A recent study published in the NYT's claims that new countries around the world no longer look primarily to the U.S. Constitution as a model to emulate in creating their own founding documents.  This reverses a trend that gained steam after WW II.  and began to diminish in the 1980's and 1990's.  It's possible that people around the world are seeking guarantees of more than simply the pursuit of happiness and an opportunity to excel and prosper – they want a government that guarantees life's basic needs.  Our Constitution never incorporated the right to food, clothing, and shelter, yet our freedom to pursue these essentials provided the most powerful incentive to work, save and invest.  More importantly, our founding documents protected the fruits of our labor from onerous tribute to government and redistribution to covetous neighbors.  In the new century, countries incorporate very few aspects of our Constitution in their charter.  Academics find little to recommend in a document that only restricts the actions of government against the individual while providing no guarantees of life's essentials.   Activist government is a religion to the mainstream media and most of academia.  Our U.S. Constitution fails to fulfill their two main tenets of "providing" for the general welfare (we "promote", a critical distinction).  And government cannot coerce action nor commerce by the people, pending that fateful decision on Obamacare.

Supreme Court Justice Ruth Bader Ginsburg, finds it necessary to send fledgling countries elsewhere for a viable charter, suggesting the Egyptians consider South Africa's Constitution as a guide.  Justice Ginsburg would do well to note that people no longer look favorably to decisions issued by our highest court for interpretation of (primarily) human rights issues.  Sadly, the preference has shifted to European Human Rights Courts.

Why has our Constitution, the courts and country lost their international appeal?  Our President, media, and decades of academics have found only fault with our country and it's leaders, teaching our youth that the United States is no more exceptional than any other nation.  The NYT's predictably claims that "experts" cite the unpopularity of George Bush and American foreign policy as a primary reason the world no longer cares for our system of government.  The truth is actually the steady erosion of freedoms the world once admired and envied.  The Federal Courts, tasked with interpreting the laws and determining Constitutionality have allowed ever greater intrusion on rights and commerce, weakening the foundation.  Supreme Court Justice Antonin Scalia once remarked that the theory of an evolving, "living" Constitution effectively "rendered the Constitution useless."
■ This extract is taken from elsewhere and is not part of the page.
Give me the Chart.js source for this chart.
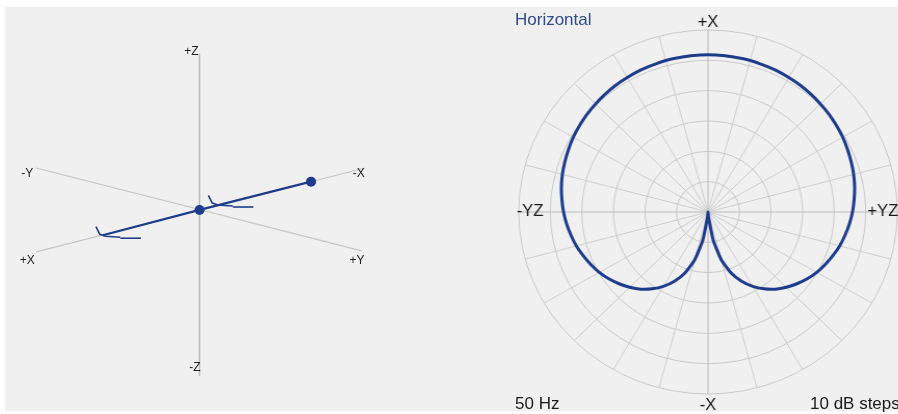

Each generation believes their ideas are superior and that their wisdom exceeds all who came previous.  The current bureaucratic elite are obsessed with creating utopia on earth, forging an enlightened activist government and let the Constitution be damned.    Radio host and author Mark Levin, in a recent interview with National Review summarized our current, to use his terminology, "Post-Constitutional America",  "There is so much that the federal government does today, and is poised to do tomorrow, that America can no longer be accurately described as a constitutional republic, or a federal republic, or a representative republic — although we still vote for our representatives.  The government retains certain characteristics of all three, but the fact is that the federal government is so large, intrusive, ambitious — ubiquitous, in fact — that it is devouring more and more of our civil society and threatening our individual sovereignty."

Our Constitution remains the best blueprint for governing a nation of responsible sovereign individuals.  Are Americans up to the challenge of defending this document and by extension protecting the last best hope for liberty, or will this turning point become a point of no return?